Nahwärme bedeutet, dass die Bürger keine Heizung mehr im Keller haben, sondern die Wärme über ein Leitungsnetz von außerhalb in die Heizkörper gluckert. In Greven beispielsweise werden das Schulzentrum und das Freibad schon mit Nahwärme versorgt, die aus der Abwärme einer Biogasanlage stammt. Denkbar ist aber auch, dass man eigens Heizanlagen für diesen Zweck plant. Und genau das sieht die Studie vor.

Für ein Nahwärmenetz in Greven haben die Ingenieure vom Büro „Energethik“ in Osnabrück zwei Varianten durchgerechnet. Beide Varianten sehen vor, dass die Sandgrube an der Schützenstraße dann, wenn sie aufgegeben wird, mit Kollektoren für Solarthermie zur Erzeugung von Sonnenwärme bestückt wird. Weitere Kollektoren könnten in den Schleifen der Autobahn Aus- und Auffahrt stehen. Diese Kollektoren sollen 15 bis 25 Prozent der benötigten Wärme erzeugen. Speicher sorgen dafür, dass sie möglichst effektiv sind. Der Rest der benötigten Wärme soll aus Biomethan stammen, jedenfalls im ersten Schritt. Das Methan wird verstromt, die Abwärme zum Heizen genutzt. „Dieses Methan wird irgendwo in Deutschland eingespeist, und wir entnehmen es aus dem Erdgasnetz“, erläutert Willenbrink. „Eine neue Bioanlage in Greven wird es nicht geben.“ In fernerer Zukunft könnten Holzhackschnitzelanlagen, die mit heimischem Holz bestückt werden, oder Industrieabwärme als Wärmelieferant hinzukommen.

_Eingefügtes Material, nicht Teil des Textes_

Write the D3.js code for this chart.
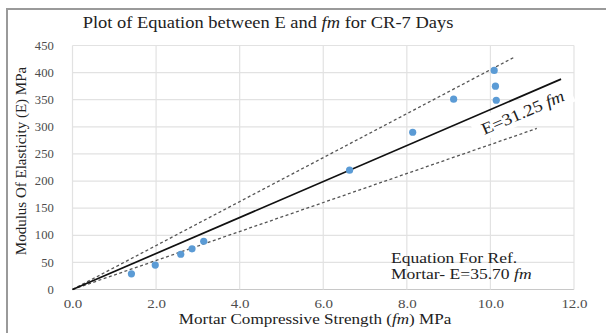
<!DOCTYPE html>
<html>
<head>
<meta charset="utf-8">
<script src="https://cdn.jsdelivr.net/npm/d3@7"></script>
<style>
  body { margin: 0; background: #fff; }
  text { font-family: "Liberation Serif", "Times New Roman", serif; }
</style>
</head>
<body>
<svg id="chart" width="606" height="333"></svg>
<script>
// Data
var fmValues = [1.41, 1.98, 2.59, 2.86, 3.14, 6.63, 8.14, 9.12, 10.09, 10.12, 10.14];
var eValues  = [29, 45, 65, 75, 89, 220, 290, 351, 404, 375, 349];

// fitted line and the two dashed bounds, as end points [fm, E]
var fitLine   = [[0, 0], [11.69, 388]];
var upperLine = [[0, 0], [10.56, 428]];
var lowerLine = [[0, 0], [11.11, 297]];

var xTicks = [0, 2, 4, 6, 8, 10, 12];
var yTicks = [0, 50, 100, 150, 200, 250, 300, 350, 400, 450];

var svg = d3.select("#chart");

// the picture is a bit wider than tall, so texts get a horizontal stretch
function stretched(px, py, sx, rot) {
  return svg.append("g")
    .attr("transform", "translate(" + px + "," + py + ")" + (rot ? " rotate(" + rot + ")" : "") + " scale(" + sx + ",1)");
}

// chart border
svg.append("path")
    .attr("d", "M7,333 V9 H606")
    .attr("fill", "none")
    .attr("stroke", "#9a9a9a")
    .attr("stroke-width", 2);

var pLeft = 72.5, pRight = 574, pTop = 45.5, pBottom = 289.5;

var x = d3.scaleLinear().domain([0, 12]).range([pLeft, pRight]);
var y = d3.scaleLinear().domain([0, 450]).range([pBottom, pTop]);

// gridlines
svg.append("g")
  .selectAll("line")
  .data(yTicks)
  .enter()
  .append("line")
    .attr("x1", pLeft).attr("x2", pRight)
    .attr("y1", function(d){ return y(d) }).attr("y2", function(d){ return y(d) })
    .attr("stroke", function(d){ return d == 0 ? "#c8c8c8" : "#e2e2e2" })
    .attr("stroke-width", 1.2);

svg.append("g")
  .selectAll("line")
  .data(xTicks)
  .enter()
  .append("line")
    .attr("y1", pTop).attr("y2", pBottom)
    .attr("x1", function(d){ return x(d) }).attr("x2", function(d){ return x(d) })
    .attr("stroke", "#e2e2e2")
    .attr("stroke-width", 1.2);

// axes (labels only, Excel style)
var xAxis = svg.append("g")
    .attr("transform", "translate(0," + pBottom + ")")
    .call(d3.axisBottom(x).tickValues(xTicks).tickFormat(d3.format(".1f")).tickSize(0).tickPadding(10));
xAxis.select(".domain").remove();
xAxis.selectAll("text")
    .style("font-size", "12.5px")
    .attr("fill", "#4d4d4d")
    .attr("transform", "scale(1.2,1)");

var yAxis = svg.append("g")
    .attr("transform", "translate(" + pLeft + ",0)")
    .call(d3.axisLeft(y).tickValues(yTicks).tickSize(0).tickPadding(17));
yAxis.select(".domain").remove();
yAxis.selectAll("text")
    .style("font-size", "11.5px")
    .attr("fill", "#4d4d4d")
    .attr("transform", "scale(1.1,1)");

// lines
var line = d3.line()
    .x(function(d){ return x(d[0]) })
    .y(function(d){ return y(d[1]) });

svg.append("path").datum(upperLine)
    .attr("d", line).attr("fill", "none")
    .attr("stroke", "#555").attr("stroke-width", 1.3).attr("stroke-dasharray", "3,2.5");
svg.append("path").datum(lowerLine)
    .attr("d", line).attr("fill", "none")
    .attr("stroke", "#555").attr("stroke-width", 1.3).attr("stroke-dasharray", "3,2.5");
svg.append("path").datum(fitLine)
    .attr("d", line).attr("fill", "none")
    .attr("stroke", "#111").attr("stroke-width", 1.7);

// points
svg.append("g")
  .selectAll("circle")
  .data(fmValues)
  .enter()
  .append("circle")
    .attr("cx", function(d){ return x(d) })
    .attr("cy", function(d, i){ return y(eValues[i]) })
    .attr("r", 3.6)
    .attr("fill", "#5b9bd5");

// label along fit line
var ang = Math.atan2(y(fitLine[1][1]) - y(0), x(fitLine[1][0]) - x(0)) * 180 / Math.PI;
var lab = stretched(523, 113, 1.15, ang);
lab.append("rect")
    .attr("x", -46).attr("y", -13).attr("width", 92).attr("height", 23)
    .attr("fill", "#fff");
var lt = lab.append("text")
    .attr("text-anchor", "middle").attr("y", 5)
    .style("font-size", "16.5px").attr("fill", "#222");
lt.append("tspan").text("E=31.25 ");
lt.append("tspan").style("font-style", "italic").text("fm");

// reference equation
var eq = stretched(391, 263, 1.17).append("text")
    .style("font-size", "15px").attr("fill", "#222");
eq.append("tspan").text("Equation For Ref.");
var eq2 = stretched(391, 279, 1.17).append("text")
    .style("font-size", "15px").attr("fill", "#222");
eq2.append("tspan").text("Mortar- E=35.70 ");
eq2.append("tspan").style("font-style", "italic").text("fm");

// title
var title = stretched(268, 28, 1.12).append("text")
    .attr("text-anchor", "middle")
    .style("font-size", "16.5px").attr("fill", "#222");
title.append("tspan").text("Plot of Equation between E and ");
title.append("tspan").style("font-style", "italic").text("fm");
title.append("tspan").text(" for CR-7 Days");

// axis titles
var xt = stretched(315, 324, 1.14).append("text")
    .attr("text-anchor", "middle")
    .style("font-size", "15px").attr("fill", "#222");
xt.append("tspan").text("Mortar Compressive Strength (");
xt.append("tspan").style("font-style", "italic").text("fm");
xt.append("tspan").text(") MPa");

svg.append("text")
    .attr("transform", "translate(26,161) rotate(-90)")
    .attr("text-anchor", "middle")
    .style("font-size", "15px").attr("fill", "#222")
    .text("Modulus Of Elasticity (E) MPa");
</script>
</body>
</html>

Der schwierigste Punkt bei dem Projekt ist allerdings nicht die Erzeugung, sondern der Verkauf der Wärme. In dem Projekt, das die „Macher“ am liebsten verwirklichen wollen, setzen sie deshalb auf ein Dutzend Großabnehmer – etwa das Rathaus, die Sahlebauten, die GBS, das Gymnasium, das Gertrudenstift –, die von einem Verteiler auf dem Setex-Gelände aus versorgt würden. Das wäre nicht nur am lohnendsten, sondern die Überzeugungsarbeit, die vor eine Verwirklichung gesetzt ist, wohl auch am einfachsten. Die Alternative dazu wäre, den gesamten Grevener Süden ans Wärmenetz anzubinden. Damit das klappt, müssten Hunderte von Häuslebesitzern überzeugt werden – eine Sisyphusarbeit.

Doch bevor Nahwärme verkauft werden kann, muss erst ein eigenes Netz aufgebaut werden, das die aufgeheizte Flüssigkeit transportiert. Die Kosten: zehn bis 15 Millionen Euro inklusive Fördermittel. Das Netz könnte durch eine Bürgergenossenschaft, durch einen Einzelinvestor, aber auch durch die Stadtwerke aufgebaut werden. „Wir sind im Gespräch“, sagt dazu Biogasbauer Tobias Werning, der eine eigene Beteiligung in Betracht zieht.

Für den Nahwärme-Kunden selbst würden keine Anschlussgebühren entstehen. Nur die Wärme muss bezahlt werden. Doch der Preis sei mit vier bis sechs Cent pro Kilowattstunde, „überaus konkurrenzfähig“, sagt Robert Wasser von „Energethik“.